**Work instructions**
Please list all lines of the material below in which the string "React" occurs.

**Given material**

## BEGIN

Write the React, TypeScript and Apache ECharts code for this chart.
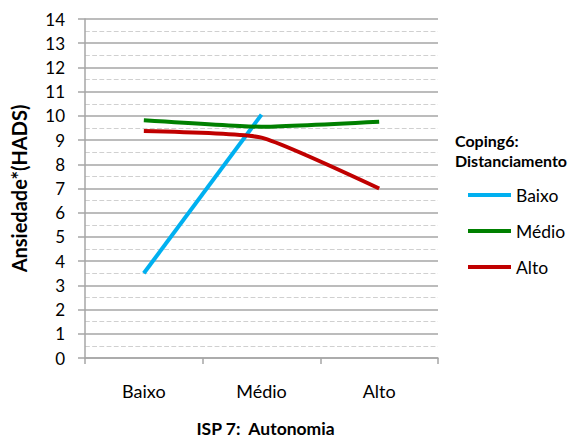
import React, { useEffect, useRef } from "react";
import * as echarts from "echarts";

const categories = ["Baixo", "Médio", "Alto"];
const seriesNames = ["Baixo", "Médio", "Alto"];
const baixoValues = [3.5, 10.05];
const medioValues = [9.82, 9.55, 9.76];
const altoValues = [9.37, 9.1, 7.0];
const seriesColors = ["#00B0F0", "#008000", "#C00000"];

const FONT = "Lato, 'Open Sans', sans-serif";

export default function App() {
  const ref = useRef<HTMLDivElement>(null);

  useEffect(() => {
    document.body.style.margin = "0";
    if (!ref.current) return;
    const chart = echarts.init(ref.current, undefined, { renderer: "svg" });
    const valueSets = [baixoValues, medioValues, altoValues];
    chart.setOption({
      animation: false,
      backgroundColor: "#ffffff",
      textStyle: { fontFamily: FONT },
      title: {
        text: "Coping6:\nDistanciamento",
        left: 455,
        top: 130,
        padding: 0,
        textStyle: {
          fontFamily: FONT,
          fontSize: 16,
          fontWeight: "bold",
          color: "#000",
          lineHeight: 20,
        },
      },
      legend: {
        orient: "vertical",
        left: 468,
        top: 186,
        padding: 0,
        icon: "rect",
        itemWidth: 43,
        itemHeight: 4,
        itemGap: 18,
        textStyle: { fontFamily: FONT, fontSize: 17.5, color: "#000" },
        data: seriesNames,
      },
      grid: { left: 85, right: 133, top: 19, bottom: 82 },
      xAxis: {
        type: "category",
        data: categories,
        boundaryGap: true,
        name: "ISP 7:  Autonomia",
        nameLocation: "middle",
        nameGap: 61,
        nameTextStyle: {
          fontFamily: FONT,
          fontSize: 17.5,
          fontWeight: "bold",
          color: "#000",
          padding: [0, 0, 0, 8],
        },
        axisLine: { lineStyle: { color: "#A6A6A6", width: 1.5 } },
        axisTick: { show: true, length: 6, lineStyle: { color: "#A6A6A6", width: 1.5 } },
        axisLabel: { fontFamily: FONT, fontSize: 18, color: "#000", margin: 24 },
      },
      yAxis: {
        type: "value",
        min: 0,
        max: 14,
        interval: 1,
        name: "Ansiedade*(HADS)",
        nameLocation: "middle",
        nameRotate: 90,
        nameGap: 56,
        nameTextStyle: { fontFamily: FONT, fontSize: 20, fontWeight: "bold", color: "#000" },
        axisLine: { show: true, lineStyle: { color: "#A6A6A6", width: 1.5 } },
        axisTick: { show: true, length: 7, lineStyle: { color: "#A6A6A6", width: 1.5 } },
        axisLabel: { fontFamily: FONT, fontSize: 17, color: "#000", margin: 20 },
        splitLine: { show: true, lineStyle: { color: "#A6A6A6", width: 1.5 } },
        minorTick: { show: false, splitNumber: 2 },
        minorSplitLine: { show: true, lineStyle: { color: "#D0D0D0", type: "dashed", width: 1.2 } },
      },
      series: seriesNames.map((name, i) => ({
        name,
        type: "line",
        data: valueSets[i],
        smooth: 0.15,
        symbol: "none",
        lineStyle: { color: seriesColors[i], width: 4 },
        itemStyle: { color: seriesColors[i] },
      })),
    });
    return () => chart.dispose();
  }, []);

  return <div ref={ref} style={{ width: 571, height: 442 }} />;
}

## END

**Full response**
Write the React, TypeScript and Apache ECharts code for this chart.
import React, { useEffect, useRef } from "react";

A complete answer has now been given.